Dodgers starting pitcher Clayton Kershaw follows through on a pitch to an Atlanta Braves batter in the seventh inning of game one of their NLDS series. (EPA/ERIK S. LESSER) (EPA/ERIK S. LESSER)

Let’s set aside the tired storyline trying to turn the NLCS into an apocalyptic struggle between the bat-flipping, Hollywood-loving Dodgers and the old-fashioned, Midwestern values of the Cardinals. Better yet, let’s shred it into pieces, throw the pieces into a dumpster and light the dumpster on fire. The Cardinals’ catcher has a neck tattoo. Joe Kelly stomps around like a lunatic after a big strikeout (as he should). Tradition-upholding veterans Jerry Hairston, Mark Ellis, Skip Schumaker and Nick Punto play for the Dodgers. It made for a fun and sensible series set-up, but now we have actual baseball being kind of ignored. Stop before Stan Musial’s grandson gets beaten up by Dodger fans.

The absurdity of the ceaseless stereotype becomes even more absurd when you consider what everyone should be talking about instead. It’s Game 6, a survival game for Los Angeles and a champagne game for the Cardinals, and Clayton Kershaw is facing Michael Wacha. The best pitcher on the planet against the rookie who has become the postseason’s hottest. Tonight will bring most enticing game of the season to this point.

It figures to be defined by Kershaw and Wacha, the consensus best left-hander in baseball and the rookie right-hander who has flirted with two no-hitters in the past month. You probably have a pretty good idea of how Kershaw operates. He mixes an effectively wild, high-90s fastball with a curveball from hell and a funky deliver that, no matter how many times they have seen, seems to always catch hitters off guard.

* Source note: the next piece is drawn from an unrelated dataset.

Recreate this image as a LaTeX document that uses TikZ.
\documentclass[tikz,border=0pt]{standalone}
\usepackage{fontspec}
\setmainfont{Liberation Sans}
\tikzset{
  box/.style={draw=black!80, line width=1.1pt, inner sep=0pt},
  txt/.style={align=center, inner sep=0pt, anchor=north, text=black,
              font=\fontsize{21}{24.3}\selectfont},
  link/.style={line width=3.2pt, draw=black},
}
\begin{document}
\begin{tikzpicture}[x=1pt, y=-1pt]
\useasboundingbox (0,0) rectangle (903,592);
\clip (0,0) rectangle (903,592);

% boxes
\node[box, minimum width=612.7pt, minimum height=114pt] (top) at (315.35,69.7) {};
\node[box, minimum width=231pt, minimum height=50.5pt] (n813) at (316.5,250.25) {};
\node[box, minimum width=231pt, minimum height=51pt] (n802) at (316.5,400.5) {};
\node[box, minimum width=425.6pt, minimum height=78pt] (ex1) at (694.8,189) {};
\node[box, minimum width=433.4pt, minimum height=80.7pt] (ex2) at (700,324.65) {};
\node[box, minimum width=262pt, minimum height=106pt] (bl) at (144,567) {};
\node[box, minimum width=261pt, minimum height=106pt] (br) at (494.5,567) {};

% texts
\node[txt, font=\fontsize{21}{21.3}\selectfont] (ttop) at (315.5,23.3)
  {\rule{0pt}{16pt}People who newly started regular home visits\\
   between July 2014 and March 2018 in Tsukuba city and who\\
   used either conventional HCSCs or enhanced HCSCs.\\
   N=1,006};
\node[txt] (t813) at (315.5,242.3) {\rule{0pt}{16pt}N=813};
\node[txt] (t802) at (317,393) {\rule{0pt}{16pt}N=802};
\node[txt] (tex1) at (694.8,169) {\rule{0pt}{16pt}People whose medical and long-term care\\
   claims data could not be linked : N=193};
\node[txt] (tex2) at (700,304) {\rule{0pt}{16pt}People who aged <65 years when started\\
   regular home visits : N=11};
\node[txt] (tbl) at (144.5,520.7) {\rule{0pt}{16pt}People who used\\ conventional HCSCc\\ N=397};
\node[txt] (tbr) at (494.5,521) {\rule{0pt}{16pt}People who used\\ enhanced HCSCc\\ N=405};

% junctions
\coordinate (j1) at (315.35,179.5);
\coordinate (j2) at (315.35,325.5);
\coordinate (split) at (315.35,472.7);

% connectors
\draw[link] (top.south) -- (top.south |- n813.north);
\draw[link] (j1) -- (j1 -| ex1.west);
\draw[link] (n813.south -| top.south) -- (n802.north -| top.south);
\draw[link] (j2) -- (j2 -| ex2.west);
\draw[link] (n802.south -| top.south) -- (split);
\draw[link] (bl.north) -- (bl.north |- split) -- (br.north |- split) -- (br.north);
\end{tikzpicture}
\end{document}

But what about Wacha? The 22-year-old has dominated almost exclusively with fastballs and changeups. He throws his fastball 69 percent of the time and his changeup on 24 percent of his pitches, and he sprinkles in the occasional curveball. He can run his fastball up 98 miles per hour, and his changeup darts late and zips in the high 80s.

(Jeff Roberson / AP) (Jeff Roberson / AP)

Wacha also works incredibly quick, and his pace helps dictate at-bats. Wacha came within Ryan Zimmerman’s infield-dribbler single of no-hitting the Nationals at the end of September. The next day, a couple Nationals hitters said they wish they had stepped out of the box or called time more often. They weren’t looking for gamesmanship. They just wanted to take their at-bat on their terms, and Wacha’s rapid-fire approach made for an uncomfortable confrontation.

The Dodgers will be facing Wacha for the second time this series, which is something he hasn’t experienced in the major leagues. In the regular season, Wacha faced nine different teams in his nine starts. (He did double up on a couple opponents, if you count his six relief appearances.) In the playoffs, Wacha made his second start against the Pirates. All he did against a Pirates lineup that had already seen him once was carry a no-hitter into the eighth inning.

In Game 2 against the Dodgers, Wacha allowed five hits and struck out eight over 6 2/3 shutout innings. Tonight, with their ace on the mound, the Dodgers will try to do better and force a Game 7 in St. Louis. It will be decided not by some contrived culture war, but by two of the best pitchers in the game.  And it’s probably going to be pretty awesome.